A multilevel hierarchical interconnection structure for FPGA

Creation of large FPGAs needs radical efficient changes in architecture to improve speed, density and software mapping time. Based on industry experience with standard ASICs, we believe that partitioning and hierarchy become an obligation for FPGA hardware and software developments. As an alternative we propose a new Multilevel hierarchical FPGA (MFPGA) architecture where logic blocks and routing resources are sparsely partitioned into multilevel clustered structure. Since the routing resources consume most of the FPGA area, we focus on interconnect check. We try to achieve the best area efficiency by balancing interconnect and logic block utilization.
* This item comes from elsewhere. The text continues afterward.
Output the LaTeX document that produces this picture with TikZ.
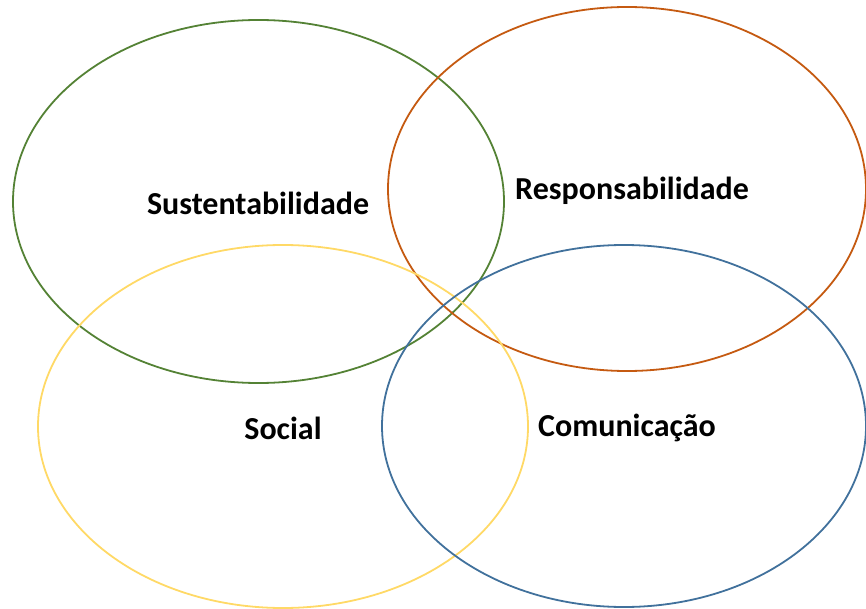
\documentclass[tikz,border=0pt]{standalone}
\usepackage{fontspec}
\setmainfont{Carlito}
\usepackage{tkz-euclide}
\definecolor{verde}{RGB}{84,130,53}
\definecolor{laranja}{RGB}{197,90,17}
\definecolor{amarelo}{RGB}{255,217,102}
\definecolor{azul}{RGB}{65,113,156}
\tikzset{circulo/.style={line width=1.8pt},
  rotulo/.style={font=\fontsize{32}{38}\selectfont\bfseries}}

\begin{document}
\begin{tikzpicture}[x=1pt,y=-1pt]
  \useasboundingbox (0,0) rectangle (866,609);
  \tkzDefPoints{258.5/201.5/S, 627/189/R, 283/426.5/O, 624/426/C}

  \draw[circulo, verde] (S) ellipse [x radius=245.5, y radius=181.5];
  \draw[circulo, laranja] (R) ellipse [x radius=239, y radius=182];
  \draw[circulo, amarelo] (O) ellipse [x radius=245, y radius=181.5];
  \draw[circulo, azul] (C) ellipse [x radius=242, y radius=181];

  \node[rotulo] (sust) at (258,203) {Sustentabilidade};
  \node[rotulo] (resp) at (632,191) {Responsabilidade};
  \node[rotulo] (soc) at (283,428) {Social};
  \node[rotulo] (com) at (627,428) {Comunicação};
\end{tikzpicture}
\end{document}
The proposed MFPGA interconnect unifies two unidirectional programmable networks: A downward network based on the Butterfly-Fat-Tree topology, and an upward network that uses hierarchy. The Downward network uses linear populated and unidirectional switch boxes and gives one path from each wire-source in the top to each leaf (logic block) in the lowest level. The upward network connects the logic blocks outputs and the input pads to the different levels of the downward network. Studies based on the Rent's Rule show that wiring and switch requirements in the MFPGA grow slower than in traditional topologies. We used MCNC benchmark circuits to compare the switch and area requirements between our MFPGA architecture and the traditional mesh topology. New software tools for placement and routing were developed to conduct this study on the MFPGA architecture. Expermimental results show that MFPGA can implement circuits with fewer switches and a smaller total area than mesh architecture.